God, it was vague, but I kind of remembered. And whoosh—my thoughts flew to CJ again. What the fuck was he going to think when he found out I was married? Would he flip his shit? Part of me thought it would be nice if he did, because I suspected that he instead wouldn’t give a fuck. Aside from not being his warm port in Colorado, I didn’t think I meant much to him. Oh, sure, we were friends too—but Brian trumped him on that level too. Friend-wise, Brian was closer to me than anyone else on the planet.
But I still wasn’t ready for CJ to know.
Oh, shit. Or anyone.
And why was that? They’d find out eventually…so how the hell should we go about it? If it was a shock to me, I had to imagine how my friends and family would feel.
All these thoughts were in my head, but I was being a horrible communicator. Brian noticed and said, “Penny for your thoughts, Kyle.”
I had to put together some words, give him an idea of where my brain was. “This happened so fast. We should be careful about how we let everyone know.” Okay, my thoughts jumped straight back to CJ. What the fuck would he think about this? How would he feel knowing I was married now? Relieved? Angry? Upset? I had no way of knowing. Even if he were in the same room with me and I asked, there was no way I’d know. But I did know I wanted to talk with him first. I had no idea what I’d say or how I’d say it…but I should be the one to tell him. “You know…maybe let our friends know first and go from there.”
I felt him chuckle while his body stiffened. What the fuck did that mean? “Um, the cat’s kind of out of the bag.”
A shiver charged down my spine
and I pulled away from him so I could look in his eyes. “What do you mean, Brian?”
“Uh…before I joined you in the shower, I kinda sorta posted something on Facebook.”
I sat up, my head now spinning. “What the hell did you post?”
“It’s not a huge deal.” I was getting ready to jump out of bed to look at his computer when he said, “I shut it down. Hold on.” He reached around to the nightstand and grabbed his phone. He swiped at the screen several times while I waited impatiently. “Here.”
He handed me the phone and showed me that, about half an hour earlier, he’d changed his relationship status to Married. To his credit, he hadn’t said to whom…so things could still be salvaged. I breathed a sigh of relief—literally. “Oh, no big deal. We still—”
“Uh, no, Kyle. You need to scroll that shit.”
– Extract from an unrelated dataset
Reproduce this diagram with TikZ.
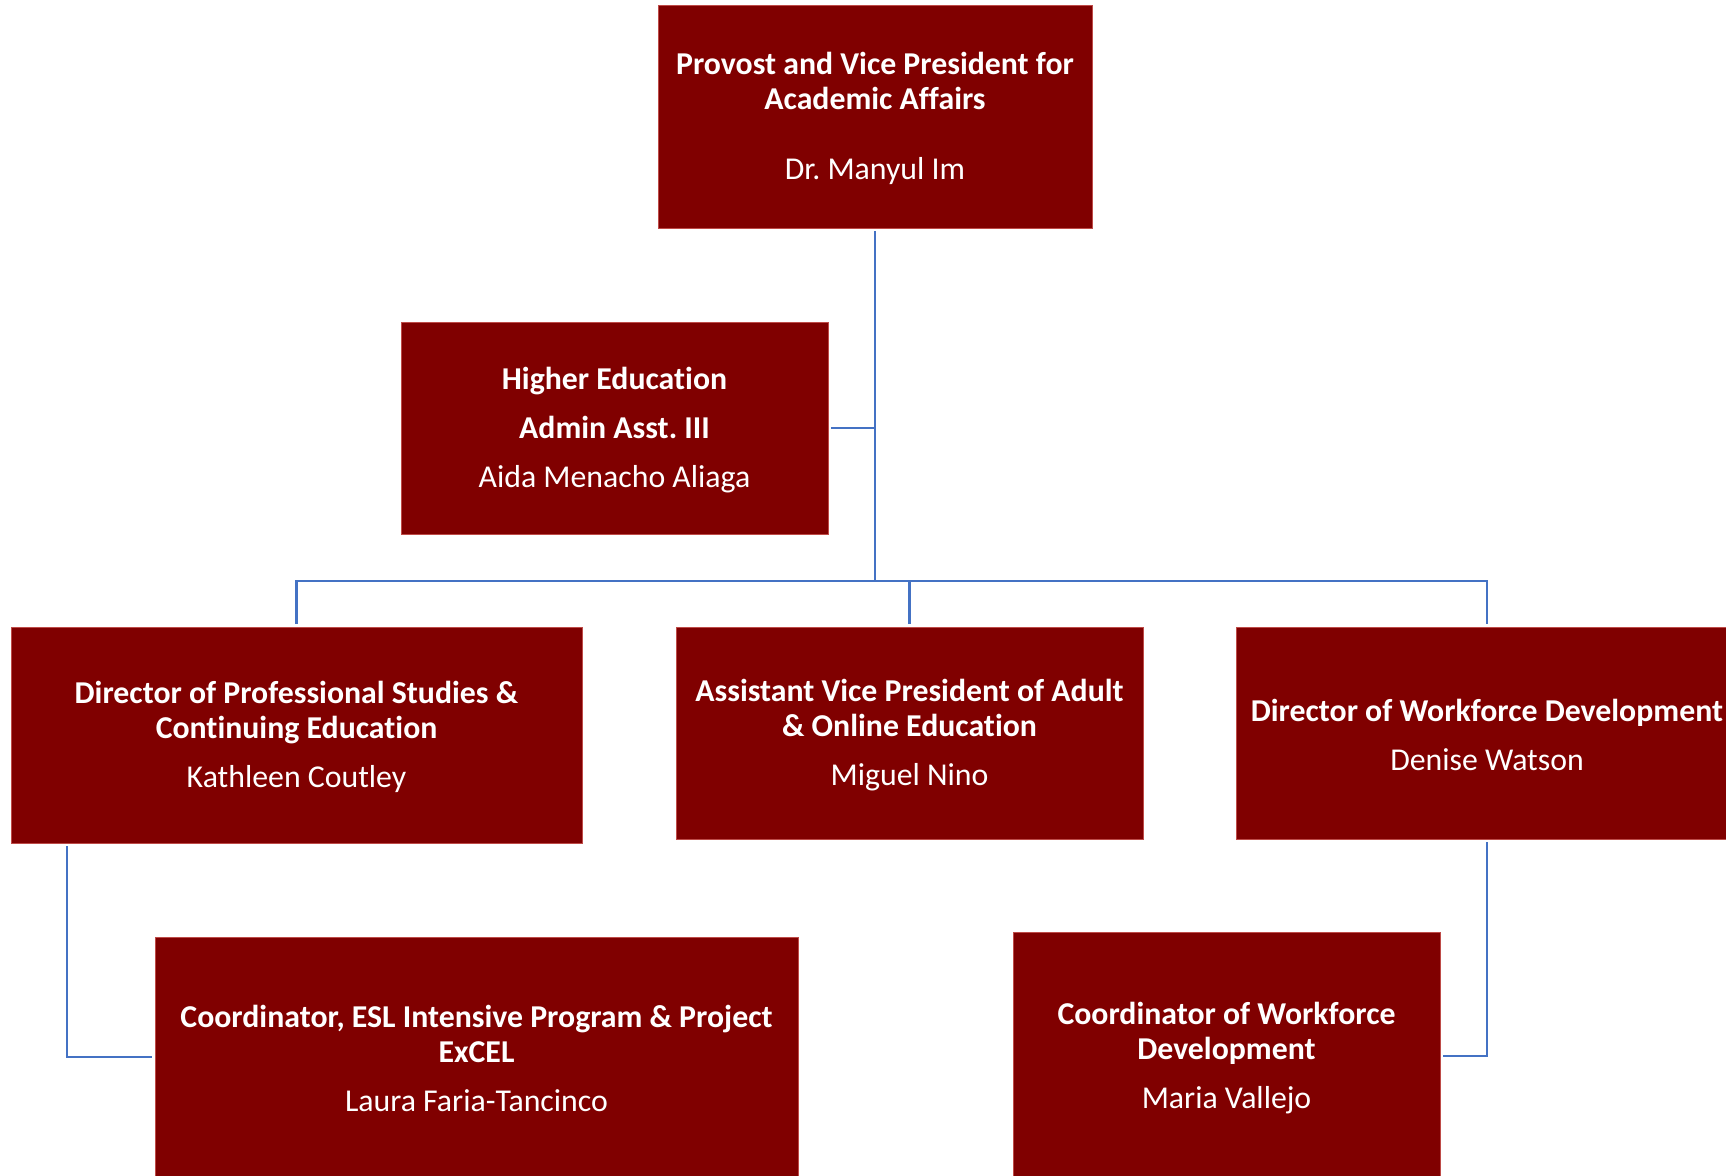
\documentclass[tikz,border=0pt]{standalone}
\usepackage{fontspec}
\setmainfont[Ligatures=NoCommon]{Carlito}
\usepackage{tikz}
\usetikzlibrary{
  positioning,
  calc
}
\definecolor{BoxRed}{RGB}{128,0,0}
\definecolor{EdgeRed}{RGB}{190,75,72}
\definecolor{LinkBlue}{RGB}{68,114,196}
\newcommand\lift{\rule{0pt}{25.5pt}}
\frenchspacing
\tikzset{
  rolebox/.style={draw=EdgeRed,fill=BoxRed,line width=0.8pt,text=white,align=center,inner sep=0pt,outer sep=3pt,
    font=\fontsize{31.8}{35}\selectfont},
  link/.style={draw=LinkBlue,line width=2.6pt}
}

\begin{document}
\begin{tikzpicture}[x=1pt,y=-1pt]
\useasboundingbox (0,0) rectangle (1726,1175);
\clip (0,0) rectangle (1726,1175);

\node[rolebox,minimum width=434pt,minimum height=223pt] (provost) at (875,116.5)
  {\lift\textbf{Provost and Vice President for}\\\textbf{Academic Affairs}\\[35pt]Dr. Manyul Im};
\node[rolebox,minimum width=427pt,minimum height=212pt] (admin) at (614.5,428)
  {\lift\textbf{Higher Education}\\[14pt]\textbf{Admin Asst. III}\\[14pt]Aida Menacho Aliaga};

\node[rolebox,minimum width=571pt,minimum height=216pt] (profst) at (296.5,735)
  {\lift\textbf{Director of Professional Studies \&}\\\textbf{Continuing Education}\\[14pt]Kathleen Coutley};
\node[rolebox,minimum width=467pt,minimum height=212pt] (adult) at (909.5,733)
  {\lift\textbf{Assistant Vice President of Adult}\\\textbf{\& Online Education}\\[14pt]Miguel Nino};
\node[rolebox,minimum width=502pt,minimum height=212pt] (wfdir) at (1487,733)
  {\lift\textbf{Director of Workforce Development}\\[14pt]Denise Watson};

\node[rolebox,minimum width=643pt,minimum height=240pt] (esl) at (476.5,1057)
  {\lift\textbf{Coordinator, ESL Intensive Program \& Project}\\\textbf{ExCEL}\\[14pt]Laura Faria-Tancinco};
\node[rolebox,minimum width=427pt,minimum height=248pt] (wfcoord) at (1226.5,1056)
  {\lift\textbf{Coordinator of Workforce}\\\textbf{Development}\\[14pt]Maria Vallejo};

% reporting lines
\coordinate (bus) at (875,581);
\draw[link] (provost.south) -- (bus);
\draw[link] (admin.east) -- (admin.east -| provost.south);
\draw[link] (profst.north) |- (bus) -| (wfdir.north);
\draw[link] (adult.north) -- (adult.north |- bus);
\draw[link] ([xshift=59pt]profst.south west) |- (esl.west);
\draw[link] (wfdir.south) |- (wfcoord.east);
\end{tikzpicture}
\end{document}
That feeling of dread rolled through my body again. I started scrolling. It might have been his “real” profile page, but he was still friends with hundreds of girls who’d deluded themselves into thinking that now that they were Facebook friends with Brian, they had a snowball’s chance in hell of attracting his attention. They were boohooing, weeping, bemoaning, and begging Brian to assure them it was just a joke—and a joke like that actually wouldn’t have been beyond him. But, of course, he’d continued the conversation. I still wasn’t seeing anything significant…that is, until about seventy or so comments down, I saw that Clay had made a comment. It was simple but significant. It’s not the friend you took to Vegas, is it?
Brian had responded with a devil smiley face emoticon but, to his credit, had neither confirmed nor denied it.
Clay replied, Holy shit. You little devil. And we called Devil devil. He’s gonna have to give up that title.
Still okay…but the replies after that were insane. Girls figured out quickly that it was me. I don’t know how—because I wasn’t tagged or mentioned by name, but several girls did name me, and then other people questioned it, and it had quickly gotten out of control. Brian was trying to look at his phone, but I sat up. I shot over to his profile, and sure as shit, there were several posts to his wall asking if it was true—that he and I had gotten married.